You CAN'T. You must increase your income or lower your expenses. PERIOD.

Minimum payments will not pay off the debt for at least ten years. Get an extra job or a better job. Cut out some expenses. Do you have cable? Do you have a car payment? Do you eat out? Do you have a cell phone and a home phone? Do you pay for Internet service? Cut the fat!

Pay the minimums on everything and put every extra Penny you have toward the debt with the lowest balance. Once you pay that off, then roll that amount (the minimum and the extra you were paying) to the next highest debt. Continue this debt snowball until you have everything paid off.

www.daveramsey.com

2007-09-03 10:03:07 · answer #1 · answered by Anonymous · 7 0

I can't beat that first answer but I want to add: minimum payments are usually set so that you will essentially never be able to pay off the debt. The bank wants you to keep paying as long and regularly as possible, with as much of it going to interest and as little to principal as possible. Look at how much interest is being added to your debt each cycle, and how much of your minimum payment goes to interest... it ain't pretty. Sometimes minimum payments won't even reduce your debt at all, if the interest rate is high enough and you're dealing with a crappy bank.

I suggest you talk to your fairest creditors on the phone and ask them what kind of a deal they can give you on balance transfer. Transfer as much as you can from high interest accounts, to ones with the lowest rate of interest you can get them to guarantee you. Usually it's for a limited period like 9 months or a year and applies only to the transfer, so you want to transfer the amount you know you can pay off in that period -- but it can save you hundreds.
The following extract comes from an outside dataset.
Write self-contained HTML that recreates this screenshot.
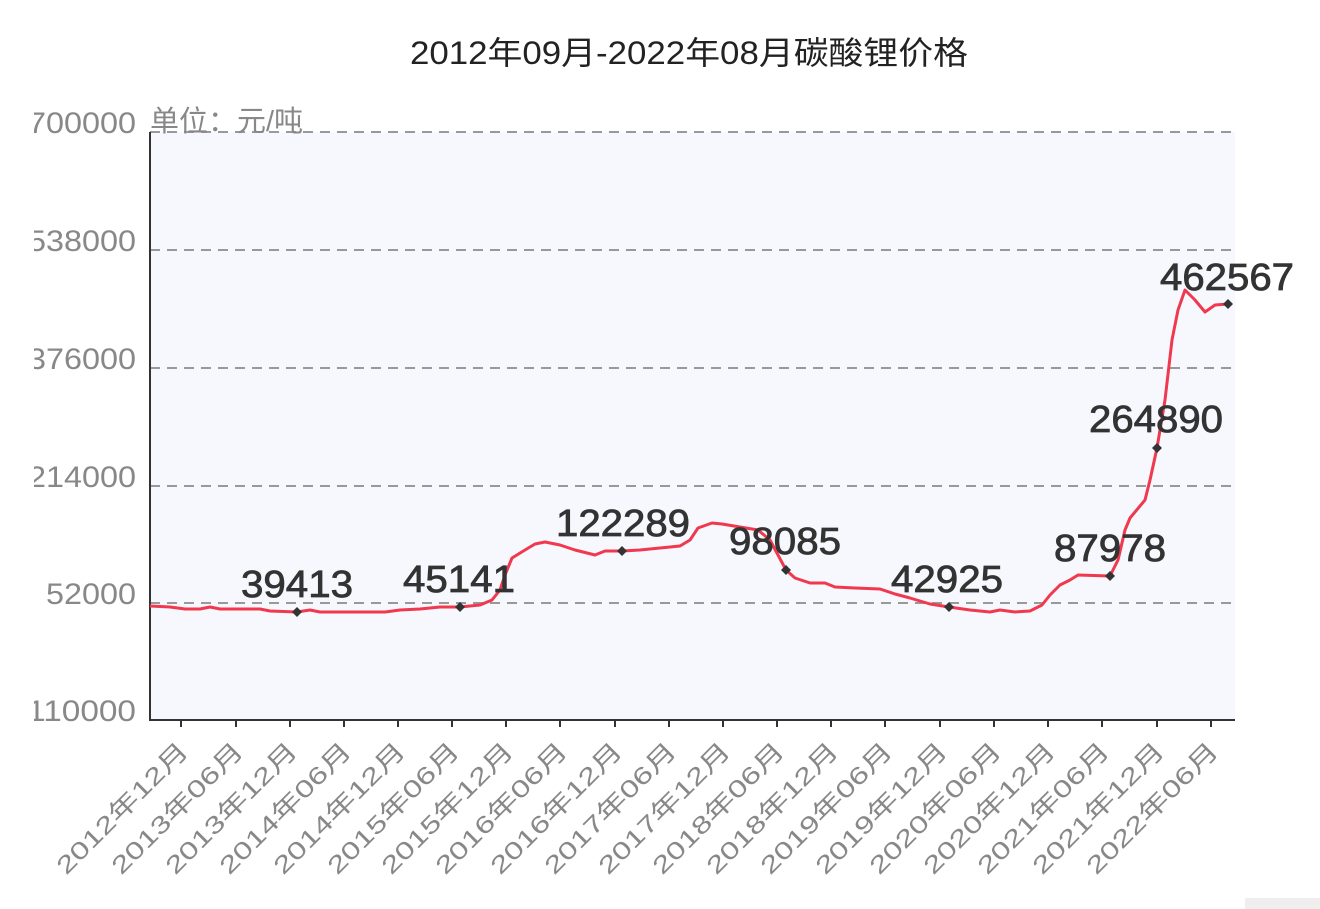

If you haven't been paying regularly for a long time, you may not be offered anything good, though. Best thing is to resolve to scrimp until you get out from under it. Remember, the more principal you pay, the less interest gets added on to your total debt each month, and the faster you pay it off! Once you get started seeing that balance drop, it becomes very motivating.

2007-09-03 17:12:06 · answer #2 · answered by zilmag 7 · 0 0

Call up your credit card companies and ask if they will lower your interest rate on your card. Most if not all credit card companies are willing to work with their clients. They would rather you pay off the card than them have to turn it over to a collection agency, then they get nothing at all.

That's your first step. Depending on how many cards you have, a lot of credit card companies offer no interest for one year if you transfer a balance, open up a new card, transfer your high interest rate cards over and pay on that card for the one year. If you've completely transfered the balance on some of your high interest credit cards, close them out and cut them up, you don't want to run them up again. That's the second step.

Lastly, if you have three cards you're paying in, pay one card off at a time. Pay three times the minimum balance on the first card and only the min amount on the last two. Throw money at the first card until it's paid of, then throw more money at the second card and pay the min on the third and so on.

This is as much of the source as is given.